En ce 18 décembre, le Festival d’Automne 2019 touche à sa fin ; les balletomanes peuvent encore apprécier un dernier spectacle consacré à l'art de Merce Cunningham grâce au Ballet de l’Opéra de Lyon qui s’installe au Centquatre le temps de quelques représentations. D’abord immergés au cœur d’une atmosphère mystérieuse comme sait les créer l’immense chorégraphe américain, les spectateurs se retrouvent juste après propulsés dans un tout autre univers, celui d’Alessandro Sciarroni. Par contraste avec le caractère hautement abstrait, voire contemplatif, de l’œuvre de Cunningham, la pièce de Sciarroni insuffle aux corps une énergie électrique, fondamentalement captivante, dont l’intensité croissante ne cesse de s’amplifier jusqu’à atteindre un point de saturation rarement exploré. Une soirée très bien pensée, d’autant plus délectable que ce huis clos psychédélique entraîne le public dans un espace imaginaire bien loin des tensions de l'actualité.
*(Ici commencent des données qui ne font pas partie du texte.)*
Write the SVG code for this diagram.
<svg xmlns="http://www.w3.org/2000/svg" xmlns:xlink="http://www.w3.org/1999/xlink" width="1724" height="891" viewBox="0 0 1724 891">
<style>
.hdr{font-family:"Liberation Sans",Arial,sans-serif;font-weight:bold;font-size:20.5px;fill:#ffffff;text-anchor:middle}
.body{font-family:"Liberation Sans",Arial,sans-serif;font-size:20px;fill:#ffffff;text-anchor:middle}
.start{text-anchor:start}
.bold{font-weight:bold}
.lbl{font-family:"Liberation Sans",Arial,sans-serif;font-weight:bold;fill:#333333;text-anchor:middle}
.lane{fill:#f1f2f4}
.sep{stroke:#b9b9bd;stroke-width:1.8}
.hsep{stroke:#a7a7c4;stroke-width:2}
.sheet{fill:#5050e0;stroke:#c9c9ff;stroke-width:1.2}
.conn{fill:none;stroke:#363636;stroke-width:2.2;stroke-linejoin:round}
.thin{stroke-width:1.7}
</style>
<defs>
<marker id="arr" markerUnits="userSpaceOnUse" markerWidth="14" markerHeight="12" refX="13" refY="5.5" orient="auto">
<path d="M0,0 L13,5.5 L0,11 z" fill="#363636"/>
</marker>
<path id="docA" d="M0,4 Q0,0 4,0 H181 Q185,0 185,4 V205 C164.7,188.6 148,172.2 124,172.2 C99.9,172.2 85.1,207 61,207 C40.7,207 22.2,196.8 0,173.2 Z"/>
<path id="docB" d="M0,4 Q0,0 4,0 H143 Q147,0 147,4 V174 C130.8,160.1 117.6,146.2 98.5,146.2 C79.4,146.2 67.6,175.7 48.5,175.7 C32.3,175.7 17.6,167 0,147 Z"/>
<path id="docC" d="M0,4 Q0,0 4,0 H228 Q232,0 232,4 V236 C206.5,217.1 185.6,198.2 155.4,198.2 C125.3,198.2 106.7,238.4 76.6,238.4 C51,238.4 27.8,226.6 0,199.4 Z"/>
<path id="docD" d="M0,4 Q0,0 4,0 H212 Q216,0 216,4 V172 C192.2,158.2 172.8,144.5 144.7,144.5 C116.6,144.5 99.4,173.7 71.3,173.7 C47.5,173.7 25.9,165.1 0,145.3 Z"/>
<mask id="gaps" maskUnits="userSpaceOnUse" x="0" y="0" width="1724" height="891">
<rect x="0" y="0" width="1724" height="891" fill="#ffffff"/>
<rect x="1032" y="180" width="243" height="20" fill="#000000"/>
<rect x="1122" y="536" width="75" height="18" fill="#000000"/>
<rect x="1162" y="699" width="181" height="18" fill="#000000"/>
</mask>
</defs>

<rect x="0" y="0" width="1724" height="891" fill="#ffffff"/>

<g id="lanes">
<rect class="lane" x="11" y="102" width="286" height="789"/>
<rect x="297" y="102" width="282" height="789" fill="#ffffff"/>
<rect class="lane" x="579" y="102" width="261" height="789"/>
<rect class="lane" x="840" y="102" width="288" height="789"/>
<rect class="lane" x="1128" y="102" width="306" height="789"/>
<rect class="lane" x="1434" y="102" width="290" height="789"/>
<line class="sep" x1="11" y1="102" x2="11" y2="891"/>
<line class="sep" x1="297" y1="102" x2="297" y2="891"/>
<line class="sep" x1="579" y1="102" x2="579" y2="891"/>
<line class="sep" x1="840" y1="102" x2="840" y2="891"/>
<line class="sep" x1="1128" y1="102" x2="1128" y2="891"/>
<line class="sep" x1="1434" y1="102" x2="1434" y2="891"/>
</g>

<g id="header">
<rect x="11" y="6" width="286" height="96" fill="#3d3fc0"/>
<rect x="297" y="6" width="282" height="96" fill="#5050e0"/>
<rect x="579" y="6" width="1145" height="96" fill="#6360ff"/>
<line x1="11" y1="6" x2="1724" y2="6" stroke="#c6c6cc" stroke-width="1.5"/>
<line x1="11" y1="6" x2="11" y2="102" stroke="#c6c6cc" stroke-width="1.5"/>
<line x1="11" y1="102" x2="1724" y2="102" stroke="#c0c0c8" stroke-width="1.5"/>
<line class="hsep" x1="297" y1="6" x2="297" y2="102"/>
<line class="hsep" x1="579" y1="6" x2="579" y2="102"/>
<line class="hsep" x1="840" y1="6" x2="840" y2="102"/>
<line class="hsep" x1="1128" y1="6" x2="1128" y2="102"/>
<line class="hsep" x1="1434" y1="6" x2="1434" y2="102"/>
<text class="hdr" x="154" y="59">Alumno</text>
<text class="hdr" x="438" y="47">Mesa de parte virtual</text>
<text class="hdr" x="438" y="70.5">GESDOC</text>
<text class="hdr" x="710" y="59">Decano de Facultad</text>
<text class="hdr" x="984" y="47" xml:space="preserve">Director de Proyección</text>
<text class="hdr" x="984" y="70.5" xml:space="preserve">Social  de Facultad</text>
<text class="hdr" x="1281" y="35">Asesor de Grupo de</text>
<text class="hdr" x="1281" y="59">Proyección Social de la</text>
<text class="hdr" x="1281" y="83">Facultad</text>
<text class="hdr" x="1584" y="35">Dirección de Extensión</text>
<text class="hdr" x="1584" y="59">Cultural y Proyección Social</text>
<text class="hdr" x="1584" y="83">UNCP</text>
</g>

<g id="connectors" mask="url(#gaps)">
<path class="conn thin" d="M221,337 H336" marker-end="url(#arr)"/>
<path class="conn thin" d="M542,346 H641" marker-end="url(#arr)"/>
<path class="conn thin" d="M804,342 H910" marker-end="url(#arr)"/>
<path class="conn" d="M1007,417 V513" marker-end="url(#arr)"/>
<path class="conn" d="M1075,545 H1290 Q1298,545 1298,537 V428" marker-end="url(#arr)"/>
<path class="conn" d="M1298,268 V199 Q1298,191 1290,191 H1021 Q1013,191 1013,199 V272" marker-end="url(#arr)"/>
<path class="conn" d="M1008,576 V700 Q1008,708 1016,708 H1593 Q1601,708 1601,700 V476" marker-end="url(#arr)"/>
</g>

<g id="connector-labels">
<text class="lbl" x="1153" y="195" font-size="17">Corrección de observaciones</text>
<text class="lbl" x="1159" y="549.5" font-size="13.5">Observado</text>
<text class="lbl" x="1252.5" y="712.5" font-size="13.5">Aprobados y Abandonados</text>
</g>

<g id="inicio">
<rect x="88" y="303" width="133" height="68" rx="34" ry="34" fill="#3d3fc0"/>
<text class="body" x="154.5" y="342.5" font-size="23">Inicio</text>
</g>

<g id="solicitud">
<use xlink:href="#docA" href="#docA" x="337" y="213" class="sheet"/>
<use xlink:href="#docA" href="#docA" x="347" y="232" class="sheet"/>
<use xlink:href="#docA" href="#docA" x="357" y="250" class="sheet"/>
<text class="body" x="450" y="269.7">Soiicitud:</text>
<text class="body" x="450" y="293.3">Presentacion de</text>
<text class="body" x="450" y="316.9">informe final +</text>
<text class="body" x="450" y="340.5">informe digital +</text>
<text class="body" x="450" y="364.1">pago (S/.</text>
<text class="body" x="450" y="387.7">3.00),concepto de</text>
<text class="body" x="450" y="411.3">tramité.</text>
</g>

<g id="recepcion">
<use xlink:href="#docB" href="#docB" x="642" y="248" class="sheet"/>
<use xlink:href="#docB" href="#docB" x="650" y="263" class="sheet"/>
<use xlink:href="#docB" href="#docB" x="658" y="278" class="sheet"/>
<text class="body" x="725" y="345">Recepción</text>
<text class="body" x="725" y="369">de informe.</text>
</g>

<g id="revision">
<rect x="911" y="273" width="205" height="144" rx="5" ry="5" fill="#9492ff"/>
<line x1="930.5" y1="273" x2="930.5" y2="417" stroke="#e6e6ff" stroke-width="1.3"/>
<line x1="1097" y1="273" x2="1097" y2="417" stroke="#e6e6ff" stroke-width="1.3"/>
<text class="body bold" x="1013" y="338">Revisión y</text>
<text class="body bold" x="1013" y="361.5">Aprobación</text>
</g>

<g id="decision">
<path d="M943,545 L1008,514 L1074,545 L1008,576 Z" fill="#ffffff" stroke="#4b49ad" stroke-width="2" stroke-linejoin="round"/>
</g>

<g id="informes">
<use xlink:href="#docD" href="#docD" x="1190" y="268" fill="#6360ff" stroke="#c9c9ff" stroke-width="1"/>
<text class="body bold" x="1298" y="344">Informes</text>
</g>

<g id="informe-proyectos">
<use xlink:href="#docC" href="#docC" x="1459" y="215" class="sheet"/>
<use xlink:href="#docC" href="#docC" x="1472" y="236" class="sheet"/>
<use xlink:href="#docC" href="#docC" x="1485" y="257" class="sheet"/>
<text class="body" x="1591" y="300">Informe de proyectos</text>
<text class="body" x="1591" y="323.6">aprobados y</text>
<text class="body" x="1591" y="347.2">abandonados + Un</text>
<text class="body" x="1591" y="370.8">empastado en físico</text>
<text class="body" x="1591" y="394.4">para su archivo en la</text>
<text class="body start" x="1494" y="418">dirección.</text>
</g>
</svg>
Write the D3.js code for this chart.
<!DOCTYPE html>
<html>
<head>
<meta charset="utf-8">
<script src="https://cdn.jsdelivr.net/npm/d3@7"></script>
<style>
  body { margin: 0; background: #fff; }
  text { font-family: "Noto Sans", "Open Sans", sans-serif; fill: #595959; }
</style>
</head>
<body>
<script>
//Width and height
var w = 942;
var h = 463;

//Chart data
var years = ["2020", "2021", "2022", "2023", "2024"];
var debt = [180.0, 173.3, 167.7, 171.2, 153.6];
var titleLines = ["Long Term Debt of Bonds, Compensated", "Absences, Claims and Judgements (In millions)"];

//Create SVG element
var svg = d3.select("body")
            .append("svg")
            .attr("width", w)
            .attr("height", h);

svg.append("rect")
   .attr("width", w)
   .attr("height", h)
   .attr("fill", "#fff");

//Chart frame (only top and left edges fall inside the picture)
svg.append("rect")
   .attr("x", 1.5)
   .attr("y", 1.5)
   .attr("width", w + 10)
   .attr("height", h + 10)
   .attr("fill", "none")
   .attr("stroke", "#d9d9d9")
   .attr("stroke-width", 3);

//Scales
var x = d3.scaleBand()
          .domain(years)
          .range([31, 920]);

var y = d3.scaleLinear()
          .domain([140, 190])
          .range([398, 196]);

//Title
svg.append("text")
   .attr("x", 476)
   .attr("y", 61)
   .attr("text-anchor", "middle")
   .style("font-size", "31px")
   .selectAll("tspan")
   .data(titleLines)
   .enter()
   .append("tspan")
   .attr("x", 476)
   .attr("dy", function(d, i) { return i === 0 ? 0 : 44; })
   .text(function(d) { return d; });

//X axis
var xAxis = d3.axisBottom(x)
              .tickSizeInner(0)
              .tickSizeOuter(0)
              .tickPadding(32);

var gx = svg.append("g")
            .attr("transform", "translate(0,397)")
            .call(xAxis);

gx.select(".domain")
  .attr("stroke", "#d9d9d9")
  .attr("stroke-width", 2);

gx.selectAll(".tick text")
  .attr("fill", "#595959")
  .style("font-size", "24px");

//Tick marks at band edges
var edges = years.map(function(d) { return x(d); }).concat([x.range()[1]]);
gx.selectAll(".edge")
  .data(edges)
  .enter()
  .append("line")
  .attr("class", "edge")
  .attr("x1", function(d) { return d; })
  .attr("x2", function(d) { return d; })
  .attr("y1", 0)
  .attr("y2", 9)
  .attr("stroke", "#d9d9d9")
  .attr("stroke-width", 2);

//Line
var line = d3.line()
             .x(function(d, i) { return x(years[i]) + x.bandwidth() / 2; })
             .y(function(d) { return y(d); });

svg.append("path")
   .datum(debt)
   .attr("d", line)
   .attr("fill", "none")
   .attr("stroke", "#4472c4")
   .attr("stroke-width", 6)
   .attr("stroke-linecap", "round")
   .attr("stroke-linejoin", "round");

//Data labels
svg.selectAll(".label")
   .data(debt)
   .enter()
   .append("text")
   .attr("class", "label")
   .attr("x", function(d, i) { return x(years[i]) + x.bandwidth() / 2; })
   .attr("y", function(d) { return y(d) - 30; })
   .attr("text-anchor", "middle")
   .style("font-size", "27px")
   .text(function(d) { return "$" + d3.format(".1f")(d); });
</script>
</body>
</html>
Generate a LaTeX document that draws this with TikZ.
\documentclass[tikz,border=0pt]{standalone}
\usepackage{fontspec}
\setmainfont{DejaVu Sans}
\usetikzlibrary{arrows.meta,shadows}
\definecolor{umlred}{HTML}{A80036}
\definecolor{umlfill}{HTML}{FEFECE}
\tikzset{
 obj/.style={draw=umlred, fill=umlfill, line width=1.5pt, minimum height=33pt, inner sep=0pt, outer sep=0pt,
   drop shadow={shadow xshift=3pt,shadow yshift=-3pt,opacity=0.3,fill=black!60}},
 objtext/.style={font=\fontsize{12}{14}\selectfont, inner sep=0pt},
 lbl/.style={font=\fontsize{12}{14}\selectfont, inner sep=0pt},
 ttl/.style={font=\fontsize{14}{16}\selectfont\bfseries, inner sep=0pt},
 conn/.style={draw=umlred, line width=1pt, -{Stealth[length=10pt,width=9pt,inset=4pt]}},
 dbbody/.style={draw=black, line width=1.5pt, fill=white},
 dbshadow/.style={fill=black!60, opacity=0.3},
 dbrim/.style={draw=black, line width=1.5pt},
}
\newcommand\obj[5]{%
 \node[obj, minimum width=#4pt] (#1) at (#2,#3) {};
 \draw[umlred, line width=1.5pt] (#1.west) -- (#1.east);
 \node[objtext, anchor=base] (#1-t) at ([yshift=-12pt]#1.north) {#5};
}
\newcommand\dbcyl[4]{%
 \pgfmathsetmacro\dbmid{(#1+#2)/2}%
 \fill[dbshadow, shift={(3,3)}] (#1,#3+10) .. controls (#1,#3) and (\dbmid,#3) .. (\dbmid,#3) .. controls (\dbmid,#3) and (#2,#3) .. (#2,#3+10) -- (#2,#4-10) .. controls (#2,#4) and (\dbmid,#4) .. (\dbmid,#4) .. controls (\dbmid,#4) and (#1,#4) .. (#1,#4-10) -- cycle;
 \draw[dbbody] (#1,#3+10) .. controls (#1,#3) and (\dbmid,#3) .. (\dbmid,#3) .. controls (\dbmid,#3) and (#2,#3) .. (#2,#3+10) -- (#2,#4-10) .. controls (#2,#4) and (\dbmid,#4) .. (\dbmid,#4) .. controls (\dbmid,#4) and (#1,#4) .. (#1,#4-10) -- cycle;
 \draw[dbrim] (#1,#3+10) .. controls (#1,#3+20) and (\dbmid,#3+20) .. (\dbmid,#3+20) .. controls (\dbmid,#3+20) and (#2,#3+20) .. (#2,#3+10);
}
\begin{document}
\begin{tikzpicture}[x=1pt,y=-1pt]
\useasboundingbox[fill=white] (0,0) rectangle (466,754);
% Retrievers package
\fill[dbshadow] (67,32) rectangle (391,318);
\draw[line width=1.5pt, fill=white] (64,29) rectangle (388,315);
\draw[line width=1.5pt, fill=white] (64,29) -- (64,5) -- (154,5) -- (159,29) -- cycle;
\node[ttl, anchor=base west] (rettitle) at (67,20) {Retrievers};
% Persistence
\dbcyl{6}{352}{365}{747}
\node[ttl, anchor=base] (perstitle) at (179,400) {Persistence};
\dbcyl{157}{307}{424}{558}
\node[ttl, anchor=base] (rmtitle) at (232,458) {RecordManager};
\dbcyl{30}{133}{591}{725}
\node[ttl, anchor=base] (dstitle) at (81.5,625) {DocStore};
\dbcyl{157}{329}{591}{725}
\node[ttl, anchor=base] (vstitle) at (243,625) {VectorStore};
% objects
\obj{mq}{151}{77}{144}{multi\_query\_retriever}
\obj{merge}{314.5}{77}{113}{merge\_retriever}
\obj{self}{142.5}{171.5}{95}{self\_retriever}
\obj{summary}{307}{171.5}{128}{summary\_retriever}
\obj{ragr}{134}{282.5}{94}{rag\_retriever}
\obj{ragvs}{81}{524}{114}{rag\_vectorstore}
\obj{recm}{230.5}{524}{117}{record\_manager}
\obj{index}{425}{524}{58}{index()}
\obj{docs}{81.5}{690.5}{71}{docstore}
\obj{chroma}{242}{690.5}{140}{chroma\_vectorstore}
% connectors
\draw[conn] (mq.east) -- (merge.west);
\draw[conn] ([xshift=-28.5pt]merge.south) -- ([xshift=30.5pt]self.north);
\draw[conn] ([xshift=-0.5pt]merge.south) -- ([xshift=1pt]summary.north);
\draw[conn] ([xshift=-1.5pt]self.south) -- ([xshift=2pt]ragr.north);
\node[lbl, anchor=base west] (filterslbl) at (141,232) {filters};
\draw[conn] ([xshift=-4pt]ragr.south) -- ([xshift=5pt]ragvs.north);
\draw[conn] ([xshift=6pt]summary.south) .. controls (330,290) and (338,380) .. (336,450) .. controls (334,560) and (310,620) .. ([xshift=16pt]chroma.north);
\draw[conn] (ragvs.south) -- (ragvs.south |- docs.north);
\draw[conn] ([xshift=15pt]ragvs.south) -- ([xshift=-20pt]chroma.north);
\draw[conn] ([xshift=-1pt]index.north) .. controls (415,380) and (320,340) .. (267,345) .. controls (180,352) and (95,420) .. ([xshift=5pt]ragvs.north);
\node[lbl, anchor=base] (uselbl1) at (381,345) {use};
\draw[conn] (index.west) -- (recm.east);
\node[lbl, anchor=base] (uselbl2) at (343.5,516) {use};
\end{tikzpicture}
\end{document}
Les abonnés du Festival d'Automne sont persuadés de désormais connaître l’esthétique de Cunningham sur le bout des doigts. Mais quelques minutes seulement après le début de ce dernier volet du cycle consacré à l'artiste, on peut se poser la question : connaît-on jamais vraiment l’art de Cunningham ? La réponse semble non, décidément. La complexité de l’œuvre de ce maître justifie non seulement que lui soit dédié un semestre entier d’intense programmation, mais incite aussi à une réflexion plus globale sur sa vision de la danse et la manière dont nous la recevons aujourd’hui.
Dans le ballet Winterbranch (1964), les danseurs tout habillés de noir se meuvent sur scène dans une semi-pénombre, avec une lenteur quasi systématique, devant un décor dont la nudité brute est adoucie par la grande baie vitrée qui enclot la scène du Centquatre. Bien qu’énigmatiques en tant que telles, la scénographie et la chorégraphie gagnent encore en étrangeté en étant associées à la musique bruitiste de La Monte Young. Un sentiment très net de distanciation du réel se fait jour, sentiment suscité par le fait que tous les éléments visuels et sonores apparaissent comme ponctuels, sans lien les uns avec les autres, et par là même dépourvus de sens : un corps traîné au travers de la scène sur un bout de tissu, une lumière giratoire nous éblouissant soudain de l’autre côté de la vitre, une danseuse en attitude se laissant doucement déporter puis glisser au sol avec l’aide d’un danseur déjà allongé par terre… Ces mouvements successifs présentent une caractéristique commune : la mise en exergue des lois physiques – inéluctabilité de la gravité, phénomène de réflexion des rayons lumineux, propriétés des forces et poids, etc. Comme souvent chez Cunningham, le temps se retrouve distendu, et on se laisse emporter dans un ailleurs indéfinissable.